Fotografía: parte de esta foto fue publicada por la revista Crónica del 13 de enero de 1938 con este pie: «La pesadilla de las amas de casa: el contador, que al encender el hornillo eléctrico adquiere una velocidad de vértigo». Archivo General de la Administración
¿Cómo se las apañaría una sociedad industrializada que de repente se quedara sin combustibles fósiles? La respuesta es interesante porque nos encontramos en plena transición energética, entre el pico petrolero, los conflictos del gas y la electrificación del transporte. ¿Qué ocurriría si mañana nos tuviéramos que apañar sin petróleo, gas ni carbón -ni energía nuclear?
El caso es que tenemos un ejemplo en la reciente guerra civil española. Tres compañías eléctricas suministraban fluido a Madrid en 1936, que contaba con cuatro usuarios principales: el metro, la compañía de tranvías, la industria y los clientes domésticos, que la usaban principalmente para alumbrado. El abastecimiento eléctrico era renovable en un alto porcentaje, pues la luz venía principalmente de varias centrales hidroeléctricas, la más lejana situada en Albacete, y otras en Guadalajara, Valencia y Ávila. El metro y otras empresas grandes tenían centrales propias de carbón en la misma ciudad. Algunas centrales cayeron pronto en manos facciosas, pero el grueso del suministro continuó sin dificultad, al pasar las líneas justo por el corredor que unía a Madrid con el resto de la zona republicana. Las compañías eléctricas lanzaron pronto una tarifa social económica, pues la electricidad, que se usaba en los hogares para poco más que producir luz, era muy cara en relación a la estructura de precios, mucho más que en la actualidad.
La falta de carbón obligó a Madrid a echarse en brazos de las energías renovables: la madera de bosques y parques se aprovechó y esquilmó intensivamente, y llegó un momento en que la ciudad comenzó a devorarse a sí misma, cuando millares de personas se dedicaron a arrancar y hacer astillas cualquier pedazo de madera que pudieran encontrar en edificios o viviendas abandonadas o bombardeadas. Al cabo, agotados todos los recursos, la gente se volvió a la electricidad para obtener calor. Las estufas y hornillos eléctricos se llevaban vendiendo décadas, pero eran todavía una rareza. Para cocinar y calentar agua había desde las grandes cocinas de carbón, mineral o vegetal, capaces de caldear toda una casa, a hornillos más pequeños que se podían alimentar casi de cualquier cosa. Las grandes casas del barrio de Salamanca tenían calefacción central por caldera de carbón, una curiosidad en el resto de la ciudad, donde se pasaba el invierno a base de braseros y pequeñas estufas. El gas ciudad también alimentaba buen número de hogares, pero necesitaba carbón para ser fabricado.
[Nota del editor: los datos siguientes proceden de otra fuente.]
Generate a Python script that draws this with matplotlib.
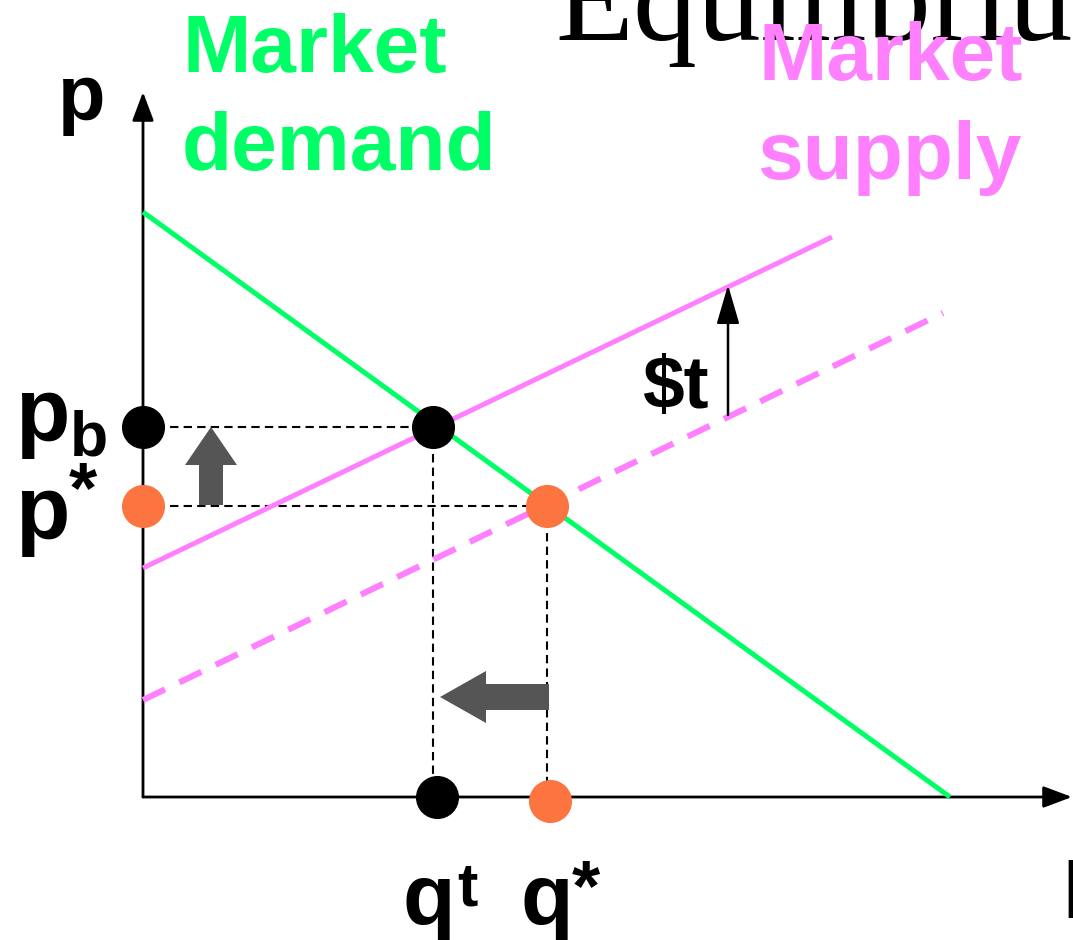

En pocos meses se vendieron en Madrid decenas de miles de cocinillas eléctricas, que la industria local improvisó a toda velocidad con los cada vez más escasos materiales que pudo encontrar. Hasta un total de 100.000 resistencias sustituyeron al antiguo y ahora inútil parque de cocinas de combustión. Teniendo en cuenta el impresionante aumento de demanda que esto originó, el suministro eléctrico siguió funcionando con bastante eficacia, aún completamente sobrecargado. El voltaje tuvo que ser paulatinamente reducido para repartir el escaso recurso entre una creciente demanda, y hacia el final de la guerra la corriente apenas transportaba la energía suficiente como para poner de color naranja el filamento de una lámpara. La gente ponía los 50 gramos de lentejas del racionamiento en un puchero colocado toda la noche sobre el macilento hornillo, con la esperanza de que al día siguiente el calor hubiera ablandado las legumbres como para poder comerlas. Una fuerte sequía en la segunda mitad de 1938 empeoró todavía más las cosas. Pero el sistema siguió funcionando y manteniendo con vida a la ciudad.